> YOUR GOAL
Return, without pictures, the lines from the start of the data through the one that contains "-7.8, -3.3, 0];".

> GIVEN DATA
--- begin ---
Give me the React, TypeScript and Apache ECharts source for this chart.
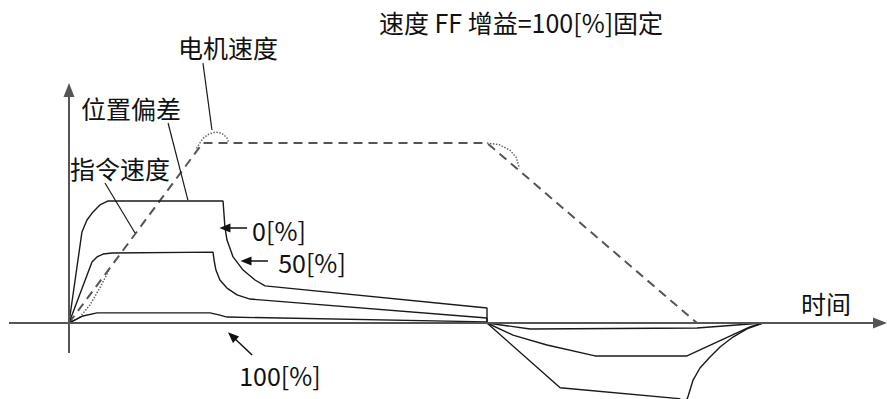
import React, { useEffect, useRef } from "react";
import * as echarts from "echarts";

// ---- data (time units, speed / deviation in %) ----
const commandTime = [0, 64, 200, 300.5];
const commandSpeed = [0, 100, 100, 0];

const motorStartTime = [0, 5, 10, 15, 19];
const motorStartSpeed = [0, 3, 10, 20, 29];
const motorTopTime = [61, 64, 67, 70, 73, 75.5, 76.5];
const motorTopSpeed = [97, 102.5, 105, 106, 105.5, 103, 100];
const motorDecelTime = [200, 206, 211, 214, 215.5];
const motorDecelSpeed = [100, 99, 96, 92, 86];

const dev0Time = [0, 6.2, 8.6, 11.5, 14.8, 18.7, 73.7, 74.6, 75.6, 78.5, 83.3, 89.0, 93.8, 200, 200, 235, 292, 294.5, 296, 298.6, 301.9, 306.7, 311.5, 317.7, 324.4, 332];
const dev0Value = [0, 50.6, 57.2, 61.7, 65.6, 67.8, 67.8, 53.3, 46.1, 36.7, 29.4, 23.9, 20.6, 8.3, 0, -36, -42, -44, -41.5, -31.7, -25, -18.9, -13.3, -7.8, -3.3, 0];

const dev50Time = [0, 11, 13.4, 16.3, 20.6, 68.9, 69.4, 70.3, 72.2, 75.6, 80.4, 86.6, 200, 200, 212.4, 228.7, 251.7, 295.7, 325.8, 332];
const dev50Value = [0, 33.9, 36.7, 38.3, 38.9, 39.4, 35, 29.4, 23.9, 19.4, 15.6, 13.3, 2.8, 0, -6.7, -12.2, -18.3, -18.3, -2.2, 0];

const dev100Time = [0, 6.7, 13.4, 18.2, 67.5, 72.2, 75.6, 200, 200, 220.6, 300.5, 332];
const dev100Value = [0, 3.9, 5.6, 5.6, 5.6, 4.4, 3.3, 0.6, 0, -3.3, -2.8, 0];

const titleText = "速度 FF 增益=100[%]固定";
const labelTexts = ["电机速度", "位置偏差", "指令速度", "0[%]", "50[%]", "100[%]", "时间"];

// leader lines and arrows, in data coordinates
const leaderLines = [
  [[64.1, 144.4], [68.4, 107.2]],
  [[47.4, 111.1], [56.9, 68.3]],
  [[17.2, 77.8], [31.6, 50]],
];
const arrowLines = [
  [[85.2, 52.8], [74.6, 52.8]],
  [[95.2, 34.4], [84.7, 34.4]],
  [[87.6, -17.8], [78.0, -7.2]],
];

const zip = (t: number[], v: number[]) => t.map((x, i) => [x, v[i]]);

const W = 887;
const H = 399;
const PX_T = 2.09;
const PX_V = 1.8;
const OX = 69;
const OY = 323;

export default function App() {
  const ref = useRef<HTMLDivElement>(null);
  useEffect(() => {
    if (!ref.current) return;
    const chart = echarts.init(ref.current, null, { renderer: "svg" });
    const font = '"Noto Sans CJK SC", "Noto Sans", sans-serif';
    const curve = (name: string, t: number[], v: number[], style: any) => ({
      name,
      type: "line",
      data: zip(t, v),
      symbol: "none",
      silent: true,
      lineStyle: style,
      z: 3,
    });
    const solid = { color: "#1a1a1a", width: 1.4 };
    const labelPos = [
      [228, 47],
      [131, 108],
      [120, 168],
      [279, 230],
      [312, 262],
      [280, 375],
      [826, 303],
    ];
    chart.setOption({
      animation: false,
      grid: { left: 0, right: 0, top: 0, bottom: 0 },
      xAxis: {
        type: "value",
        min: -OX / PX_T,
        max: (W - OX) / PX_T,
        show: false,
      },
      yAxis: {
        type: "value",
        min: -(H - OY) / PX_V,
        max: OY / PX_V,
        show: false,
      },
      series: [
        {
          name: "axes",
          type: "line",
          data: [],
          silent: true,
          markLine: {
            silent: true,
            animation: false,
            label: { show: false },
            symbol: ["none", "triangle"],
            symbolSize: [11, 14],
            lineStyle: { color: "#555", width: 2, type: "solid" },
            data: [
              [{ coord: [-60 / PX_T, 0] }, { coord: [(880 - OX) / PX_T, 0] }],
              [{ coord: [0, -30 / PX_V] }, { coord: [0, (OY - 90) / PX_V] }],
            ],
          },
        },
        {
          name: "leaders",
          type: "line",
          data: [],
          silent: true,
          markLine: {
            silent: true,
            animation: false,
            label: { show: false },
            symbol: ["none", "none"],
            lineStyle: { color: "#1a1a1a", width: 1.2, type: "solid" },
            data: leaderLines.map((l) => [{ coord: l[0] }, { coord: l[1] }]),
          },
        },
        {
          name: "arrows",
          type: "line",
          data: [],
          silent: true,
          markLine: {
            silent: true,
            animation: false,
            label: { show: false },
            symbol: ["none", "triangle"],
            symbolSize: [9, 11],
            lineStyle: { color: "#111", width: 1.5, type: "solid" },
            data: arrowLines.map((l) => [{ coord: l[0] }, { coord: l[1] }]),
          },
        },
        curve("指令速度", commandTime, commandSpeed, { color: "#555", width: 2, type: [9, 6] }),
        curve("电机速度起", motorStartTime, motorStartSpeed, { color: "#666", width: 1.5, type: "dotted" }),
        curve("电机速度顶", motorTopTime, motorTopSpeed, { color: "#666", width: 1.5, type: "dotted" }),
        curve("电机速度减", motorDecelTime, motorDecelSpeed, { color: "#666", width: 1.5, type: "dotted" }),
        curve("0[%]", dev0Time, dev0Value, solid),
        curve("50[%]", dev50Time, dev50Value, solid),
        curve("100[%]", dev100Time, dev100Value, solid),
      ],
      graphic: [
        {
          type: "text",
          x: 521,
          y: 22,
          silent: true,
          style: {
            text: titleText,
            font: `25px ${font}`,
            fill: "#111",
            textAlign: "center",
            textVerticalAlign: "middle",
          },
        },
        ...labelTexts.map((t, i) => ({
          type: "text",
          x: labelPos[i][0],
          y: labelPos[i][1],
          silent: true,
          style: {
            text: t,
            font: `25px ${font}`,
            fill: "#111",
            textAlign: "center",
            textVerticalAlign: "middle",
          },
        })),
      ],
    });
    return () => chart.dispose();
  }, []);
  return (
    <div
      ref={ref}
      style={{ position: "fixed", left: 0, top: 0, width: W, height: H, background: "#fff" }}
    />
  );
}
--- end ---
> SOLUTION
Give me the React, TypeScript and Apache ECharts source for this chart.
import React, { useEffect, useRef } from "react";
import * as echarts from "echarts";

// ---- data (time units, speed / deviation in %) ----
const commandTime = [0, 64, 200, 300.5];
const commandSpeed = [0, 100, 100, 0];

const motorStartTime = [0, 5, 10, 15, 19];
const motorStartSpeed = [0, 3, 10, 20, 29];
const motorTopTime = [61, 64, 67, 70, 73, 75.5, 76.5];
const motorTopSpeed = [97, 102.5, 105, 106, 105.5, 103, 100];
const motorDecelTime = [200, 206, 211, 214, 215.5];
const motorDecelSpeed = [100, 99, 96, 92, 86];

const dev0Time = [0, 6.2, 8.6, 11.5, 14.8, 18.7, 73.7, 74.6, 75.6, 78.5, 83.3, 89.0, 93.8, 200, 200, 235, 292, 294.5, 296, 298.6, 301.9, 306.7, 311.5, 317.7, 324.4, 332];
const dev0Value = [0, 50.6, 57.2, 61.7, 65.6, 67.8, 67.8, 53.3, 46.1, 36.7, 29.4, 23.9, 20.6, 8.3, 0, -36, -42, -44, -41.5, -31.7, -25, -18.9, -13.3, -7.8, -3.3, 0];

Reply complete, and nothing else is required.